There was a time I thought taking responsibility meant standing in front of a crowd and saying, “I’m sorry.”
Now I know that was the easy part.
The real weight of responsibility isn’t public.
It’s not performative.
It’s private.
It’s what you choose to own when the cameras are off, the headlines fade, and the people you let down have stopped waiting for you to show up at all.
Radical responsibility isn’t about guilt.
It’s not about punishment.
It’s about reclaiming every single decision you made, especially the ones that broke things.
It’s about saying,
“This mess? It’s mine. And so is what I build from it.”
What Radical Responsibility Looks Like in Real Life
1. The Chocolate Factory Fiasco
Let’s start where most people started watching.
The Willy’s Chocolate Experience.
Yes, it failed.
Yes, it was public.
Yes, people were angry. And they had every right to be.
What people didn’t see was how I used radical responsibility to walk through the fire instead of around it.
Instead of saying, “It got out of hand,” I said,
“I over-promised and under-delivered. I thought I could pull it off, and I couldn’t.”
I didn’t blame the venue.
I didn’t shift it to the team.
I didn’t point at the AI.
I sat in it.
Owned it.
And let that truth rewire the way I build everything from that point on.
Now, every project starts with real questions.
Do I have the structure?
Am I doing this because I can deliver it, or because I want to be seen a certain way?
Is this about creation, or is it about control?
That’s what radical responsibility looks like.
It stings.
But it gives you your integrity back.
2. The Conviction and the Sentence
Another chapter people whisper about is my conviction for sending “Explicit messages” to a former partner.
I won’t hide it.
I won’t water it down.
I was in emotional freefall.
I was clinging to something that had already ended.
And I crossed lines I shouldn’t have crossed.
That’s not about intent.
That’s about impact.
I pled guilty.
I accepted the consequences.
I showed up to every hour of supervision.
And I stayed in the process of looking hard at myself.
Not just to get through the sentence, but to understand the behaviour underneath it.
Radical responsibility means not turning away.
Not just from what you did, but from who you were when you did it.
And then making sure that person doesn’t show up again.
3. My Daughter, My Absence, and My Accountability
The hardest place to apply this principle has been in my role as a father.
I haven’t been present the way I should have.
There now are birthdays I missed.
Phone calls I should have made.
Moments I ruined by not being ready.
I could blame the system.
I could blame my past.
I could blame the backlash.
But none of that makes her feel seen.
Radical responsibility means saying,
“No, I wasn’t there. That’s on me.”
And then doing everything I can to become someone she might be proud of later.
She doesn’t need perfect.
She needs truth.
And I intend to give her nothing less.
What Radical Responsibility Is Not
It’s not about self-hatred.
It’s not about begging.
It’s not about walking around with your head down forever.
It’s the opposite.
It’s about claiming your power back by removing every excuse.
It’s about saying,
“If I broke it, I’ll own it. If I want to heal it, I’ll work for it.”

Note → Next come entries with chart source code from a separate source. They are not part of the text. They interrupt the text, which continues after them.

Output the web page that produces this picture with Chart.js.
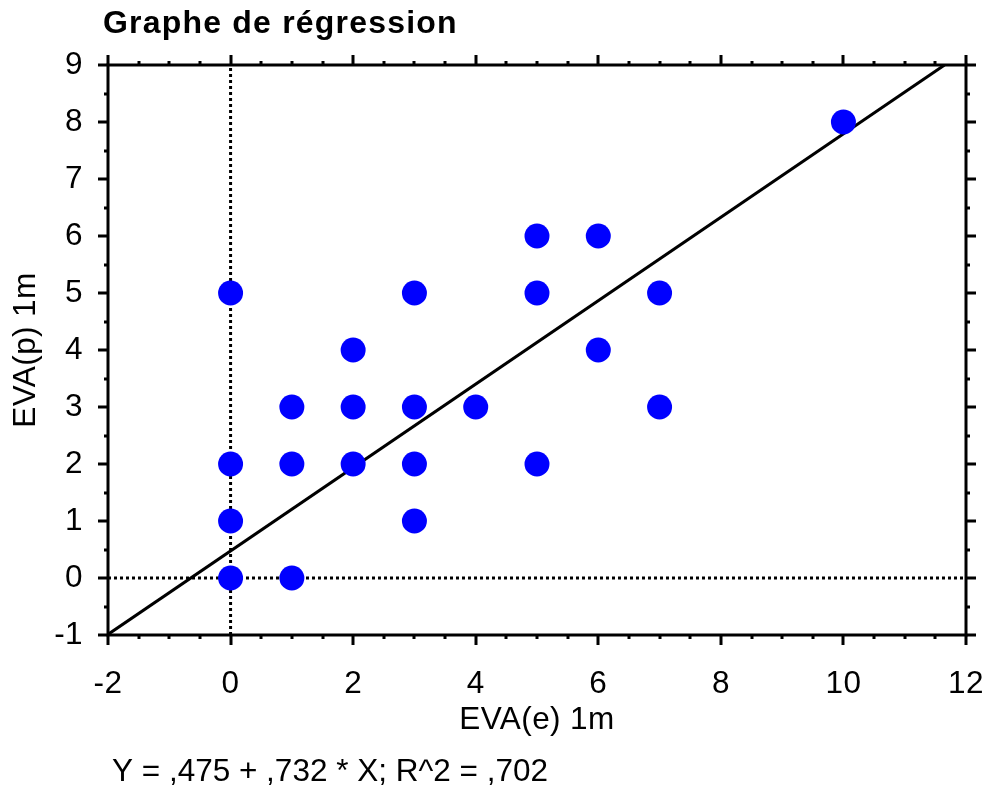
<!DOCTYPE html>
<html><head><meta charset="utf-8">
<script src="https://cdn.jsdelivr.net/npm/chart.js@4.4.0/dist/chart.umd.min.js"></script>
<style>html,body{margin:0;padding:0;background:#fff}#wrap{width:986px;height:790px}</style>
</head><body><div id="wrap"><canvas id="c" width="986" height="790"></canvas></div>
<script>
const chartTitle = 'Graphe de régression';
const xAxisTitle = 'EVA(e) 1m';
const yAxisTitle = 'EVA(p) 1m';
const equationText = 'Y = ,475 + ,732 * X; R^2 = ,702';
const obsX = [0,0,0,0,1,1,1,2,2,2,3,3,3,3,4,5,5,5,6,6,7,7,10];
const obsY = [5,2,1,0,3,2,0,4,3,2,5,3,2,1,3,6,5,2,6,4,5,3,8];
const fitX = [-2, 11.65];
const fitY = [-0.99, 9];
const refVX = [0, 0], refVY = [-1, 9];
const refHX = [-2, 12], refHY = [0, 0];
const xTickValues = [-2,0,2,4,6,8,10,12];
const yTickValues = [-1,0,1,2,3,4,5,6,7,8,9];
const xMin = -2, xMax = 12, yMin = -1, yMax = 9;

const FONT = "'Liberation Sans', Arial, sans-serif";
const pts = (xs, ys) => xs.map((x, i) => ({x: x, y: ys[i]}));

const framePlugin = {
  id: 'frame',
  beforeDraw(chart) { chart.ctx.letterSpacing = '0.4px'; },
  afterDatasetsDraw(chart) {
    const ctx = chart.ctx, a = chart.chartArea;
    const xs = chart.scales.x, ys = chart.scales.y;
    ctx.save();
    ctx.letterSpacing = '0px';
    ctx.strokeStyle = '#000';
    ctx.lineWidth = 3;
    ctx.lineCap = 'butt';
    ctx.strokeRect(a.left, a.top, a.right - a.left, a.bottom - a.top);
    const major = 10, minor = 4;
    ctx.beginPath();
    for (let v = xMin; v <= xMax + 1e-9; v += 0.5) {
      const px = Math.round(xs.getPixelForValue(v));
      const len = xTickValues.includes(v) ? major : minor;
      ctx.moveTo(px, a.top); ctx.lineTo(px, a.top - len);
      ctx.moveTo(px, a.bottom); ctx.lineTo(px, a.bottom + len);
    }
    for (let v = yMin; v <= yMax + 1e-9; v += 0.5) {
      const py = Math.round(ys.getPixelForValue(v));
      const len = yTickValues.includes(v) ? major : minor;
      ctx.moveTo(a.left, py); ctx.lineTo(a.left - len, py);
      ctx.moveTo(a.right, py); ctx.lineTo(a.right + len, py);
    }
    ctx.stroke();
    ctx.restore();
  },
  afterDraw(chart) {
    const ctx = chart.ctx;
    ctx.save();
    ctx.fillStyle = '#000';
    ctx.textBaseline = 'alphabetic';
    ctx.textAlign = 'left';
    ctx.font = 'bold 32px ' + FONT;
    ctx.letterSpacing = '1.2px';
    ctx.fillText(chartTitle, 103, 33);
    ctx.font = '31.5px ' + FONT;
    ctx.letterSpacing = '0px';
    ctx.fillText(equationText, 112, 781);
    ctx.restore();
  }
};

new Chart(document.getElementById('c'), {
  type: 'scatter',
  data: {
    datasets: [
      { label: 'obs', data: pts(obsX, obsY), pointRadius: 12.5, pointHoverRadius: 12.5,
        backgroundColor: '#0000ff', borderWidth: 0, showLine: false, order: 0 },
      { label: 'fit', data: pts(fitX, fitY), showLine: true, pointRadius: 0,
        borderColor: '#000', borderWidth: 3, order: 1 },
      { label: 'refV', data: pts(refVX, refVY), showLine: true, pointRadius: 0,
        borderColor: '#000', borderWidth: 3, borderDash: [3, 3], order: 2 },
      { label: 'refH', data: pts(refHX, refHY), showLine: true, pointRadius: 0,
        borderColor: '#000', borderWidth: 3, borderDash: [3, 3], order: 2 }
    ]
  },
  options: {
    responsive: false,
    animation: false,
    events: [],
    layout: { padding: { left: 0, top: 65, right: 20, bottom: 51 } },
    plugins: { legend: { display: false }, tooltip: { enabled: false }, title: { display: false } },
    scales: {
      x: {
        type: 'linear', min: xMin, max: xMax,
        afterBuildTicks: s => { s.ticks = xTickValues.map(v => ({ value: v })); },
        afterFit: s => { s.height = 104; s.paddingLeft = 0; s.paddingRight = 0; },
        grid: { display: false, drawTicks: false },
        border: { display: false },
        ticks: { color: '#000', font: { family: FONT, size: 31.5 }, padding: 30, maxRotation: 0,
                 callback: v => String(v) },
        title: { display: true, text: xAxisTitle, color: '#000', font: { family: FONT, size: 31.5 },
                 padding: { top: 0, bottom: 0 } }
      },
      y: {
        type: 'linear', min: yMin, max: yMax,
        afterBuildTicks: s => { s.ticks = yTickValues.map(v => ({ value: v })); },
        afterFit: s => { s.width = 108; s.paddingTop = 0; s.paddingBottom = 0; },
        grid: { display: false, drawTicks: false },
        border: { display: false },
        ticks: { color: '#000', font: { family: FONT, size: 31.5 }, padding: 25,
                 callback: v => String(v) },
        title: { display: true, text: yAxisTitle, color: '#000', font: { family: FONT, size: 31.5 },
                 padding: { top: 7, bottom: 0 } }
      }
    }
  },
  plugins: [framePlugin]
});
</script>
</body></html>
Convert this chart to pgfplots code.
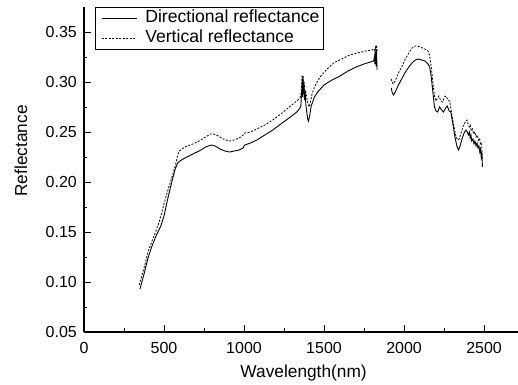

You don’t have to hate who you were.
But you do have to answer for it.
And you do that by becoming someone new in the choices you make now.
How I Practice It Now
-
I check in with myself and my circle every day
-
I write down my triggers and sit with them instead of acting on them
-
I don’t hide from the money I owe, the people I hurt, or the silence I caused
-
I don’t let anyone speak for me, but I don’t use my voice to run from truth either
-
I build everything slower, clearer, and with a deeper understanding of responsibility
Final Thought
If you’ve messed up
If you’ve burned it all down
If people no longer believe you
It doesn’t start with making them believe.
It starts with radical responsibility.
Not public.
Private.
Not loud.
True.
Not once.
Daily.
If you’re brave enough to say,
“This was mine,”
you earn the right to say,
“So is what comes next.”
And what comes next might just be something worth building.